私に、慈悲の心を

最近、毎朝している瞑想を、“観察瞑想”から“慈悲の瞑想”に切り替えた。観察瞑想とは、簡単に言えば、心に去来するものをただひたすら傍観していくもの。慈悲の瞑想は、自分および万物の幸せを祈るもの(Google社の慈悲のプラクティスというプログラムとほぼ同じらしいですね。見たことないので知らないですが)。

高校時代になんとなく始めてコツをつかみ、気分が向いたときにやる程度のまま今この歳になり、最近になって仕事にいい影響をもたらすことを実感し、毎朝の習慣にするようになった。
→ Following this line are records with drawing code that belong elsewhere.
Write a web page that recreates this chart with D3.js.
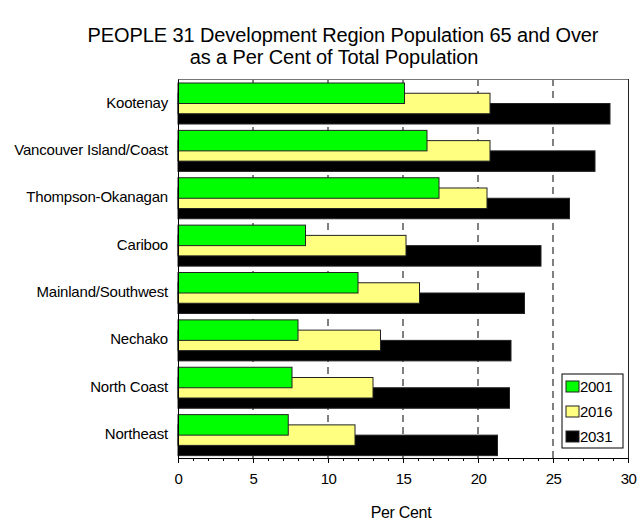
<!DOCTYPE html>
<html><head><meta charset="utf-8">
<script src="https://cdn.jsdelivr.net/npm/d3@7"></script>
<style>body{margin:0;background:#fff}svg{display:block;font-family:"Liberation Sans",Arial,sans-serif}</style>
</head><body><svg id="c" width="637" height="521"></svg>
<script>
const categories = ["Kootenay","Vancouver Island/Coast","Thompson-Okanagan","Cariboo","Mainland/Southwest","Nechako","North Coast","Northeast"];
const seriesNames = ["2001","2016","2031"];
const v2001 = [15.1,16.6,17.4,8.5,12.0,8.0,7.6,7.35];
const v2016 = [20.8,20.8,20.6,15.2,16.1,13.5,13.0,11.8];
const v2031 = [28.8,27.8,26.1,24.2,23.1,22.2,22.1,21.3];
const xTicks = [0,5,10,15,20,25,30];
const colors = ["#00ff00","#ffff80","#000000"];

const svg = d3.select("#c");
const L=178,R=628,T=79,B=458;
const x = d3.scaleLinear().domain([0,30]).range([L,R]);
const y = d3.scaleBand().domain(categories).range([T,B]);
const barH = 20.5, off = 10.25, pad = 4;

// gridlines
svg.append("g").selectAll("line").data(xTicks.filter(d=>d>0&&d<30)).join("line")
  .attr("x1",d=>x(d)).attr("x2",d=>x(d)).attr("y1",T).attr("y2",B)
  .attr("stroke","#000").attr("stroke-width",1).attr("stroke-dasharray","7,5");

const series = [v2031,v2016,v2001];
const sIdx = [2,1,0];
series.forEach((vals,k)=>{
  const i = sIdx[k];
  svg.append("g").selectAll("rect").data(categories).join("rect")
    .attr("x",x(0)).attr("y",d=>y(d)+pad+i*off)
    .attr("width",(d,j)=>x(vals[j])-x(0)).attr("height",barH)
    .attr("fill",colors[i]).attr("stroke","#222").attr("stroke-width",1);
});

// frame
svg.append("line").attr("x1",L).attr("x2",R).attr("y1",T+0.5).attr("y2",T+0.5).attr("stroke","#777");
svg.append("line").attr("x1",R+0.5).attr("x2",R+0.5).attr("y1",T).attr("y2",B).attr("stroke","#222");

// x axis
const xa = svg.append("g").attr("transform",`translate(0,${B})`)
  .call(d3.axisBottom(x).tickValues(xTicks).tickSize(5).tickPadding(10).tickSizeOuter(0));
xa.select(".domain").attr("stroke","#000");
xa.selectAll("text").attr("font-size",15).attr("font-family","Liberation Sans, Arial, sans-serif").attr("fill","#000").attr("letter-spacing","-0.5");
svg.append("g").attr("transform",`translate(0,${B})`)
  .call(d3.axisBottom(x).tickValues(d3.range(0,31).filter(d=>d%5)).tickSize(3).tickFormat(""))
  .select(".domain").remove();

// y axis
const ya = svg.append("g").attr("transform",`translate(${L},0)`)
  .call(d3.axisLeft(y).tickSize(0).tickPadding(10));
ya.select(".domain").attr("stroke","#000");
ya.selectAll("text").attr("font-size",15).attr("font-family","Liberation Sans, Arial, sans-serif").attr("fill","#000").attr("letter-spacing","-0.2");

// titles
svg.append("text").attr("x",343).attr("y",42).attr("text-anchor","middle").attr("font-size",20).attr("letter-spacing","-0.1")
  .text("PEOPLE 31 Development Region Population 65 and Over");
svg.append("text").attr("x",334).attr("y",64).attr("text-anchor","middle").attr("font-size",20).attr("letter-spacing","-0.1")
  .text("as a Per Cent of Total Population");
svg.append("text").attr("x",401).attr("y",518).attr("text-anchor","middle").attr("font-size",16).attr("letter-spacing","-0.3").text("Per Cent");

// legend
const lg = svg.append("g");
lg.append("rect").attr("x",562).attr("y",374).attr("width",61).attr("height",74).attr("fill","#fff").attr("stroke","#000");
seriesNames.forEach((n,i)=>{
  lg.append("rect").attr("x",566).attr("y",381+i*25).attr("width",13).attr("height",11).attr("fill",colors[i]).attr("stroke","#222");
  lg.append("text").attr("x",580).attr("y",392+i*25).attr("font-size",15).attr("letter-spacing","-0.3").text(n);
});
</script></body></html>
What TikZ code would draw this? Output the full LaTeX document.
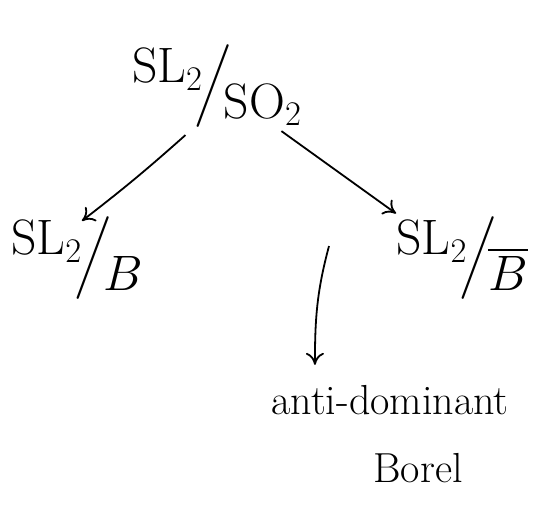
\documentclass[tikz,border=0pt]{standalone}
\usepackage{amsmath}
\usepackage{amssymb}
\usepackage{tikz}
\usepackage{xcolor}
\usetikzlibrary{arrows,arrows.meta,positioning,calc}

\newcommand{\quot}[2]{\raisebox{0.8ex}{$#1$}\!\Big/\!\raisebox{-1.0ex}{$#2$}}

\begin{document}
\begin{tikzpicture}[x=0.5pt,y=-0.5pt,
    lbl/.style={font=\fontsize{23}{27}\selectfont, inner sep=0pt},
    word/.style={font=\fontsize{21}{25}\selectfont, inner sep=2pt},
    hand/.style={-{To[length=6pt,width=9pt]}, line width=0.9pt}]
    \useasboundingbox (0,0) rectangle (539,510);

    \node[lbl] (top) at (217,86) {$\quot{\mathrm{SL}_2}{\mathrm{SO}_2}$};
    \node[lbl] (lft) at (77,258) {$\quot{\mathrm{SL}_2}{B}$};
    \node[lbl] (rgt) at (462,258) {$\quot{\mathrm{SL}_2}{\overline{B}}$};
    \node[word] (anti) at (390,400) {anti-dominant};
    \node[word] (borel) at (418,468) {Borel};

    \coordinate (vstart) at (329,246);

    \draw[hand] ([yshift=-2pt]top.235) to[bend left=2] ([xshift=-4pt,yshift=-4pt]lft.74);
    \draw[hand] (top.-35) -- (rgt.146);
    \draw[hand] (vstart) to[out=-105,in=90] ([xshift=24pt,yshift=8pt]anti.north west);
\end{tikzpicture}
\end{document}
瞑想というのは、端的にいえば、自分と向かい合う時間だ。自分と向かい合う、響きだけなら簡単そうだけど、それって自分を目の前に置くということ。つまりは、自分を限りなく客観視するということだ。

目を閉じ、呼吸に意識を向け、湧き上がる思考や外界の音を、ただひたすらに傍観する。自分の思考というのは、自分が考えるために考えているのではなく、自然と湧き上がってくるものなのだということをそこで実感する。

そして、自分は思っている以上に自分に厳しく当たっているということを知る。瞑想中に意識が別のところにいっていたりすると、「なんでちゃんとできないんだ」と自分を責める声が湧き上がるのだ。

何かを失敗したとき、失言をしたとき、思っていたよりもうまくいかなかったとき、私たちは自分に、知らず知らずのうちに「なんてダメなやつなんだ」という刻印を押している。「そんなことをしてはいけない」「そんなことを言ったら嫌われる」「こうすべきなのに(私はできてない)」……。

しかし、もし他者が同じことをしたとして、あなたや私はそんなにも目くじらをたてて怒るだろうか。多少「なんだあいつ」とか「許せないな」と思っても、それによって相手の存在を抹消するほど怒ることもなければ、大概が、(自分に対してよりは)比較的穏便に受け流すのだ。もしくは諦めてしまう。

前回、自分をお粗末に扱うな、という話を書いた。これは、そのままこれにも当てはまる。意外と私たちは自分を大切にしているようで、お粗末に扱っていることが多い。自分だからといって辛く当たる必要もない。「自分」を客観視して、「自分」の幸せをまず祈るのだ。

自分のいいところはまるで答えられないのに、悪いところは無限に出てはこないか? 「無理しなくていいよ」と言われたとき、必要以上に救われた気持ちになってはいないか? 知らず知らずのうちに肩に力が入ってはいないか? どこか後ろめたく怖気づいてはいないか?

「自分」とは、あなたや私の目の前の相手や、通りすがりのひと、嫌いなあいつ、大好きな両親、テレビで笑いをとる芸人、遠く海の向こうにいる彼ら、と同じ存在なのだ。自分だけが特別ではなく、自分だけが許されないわけではなく、自分だけが孤独を感じる必要もない。

まずは、自分の幸せを。虐げられる自分に気づき、慈悲の心を。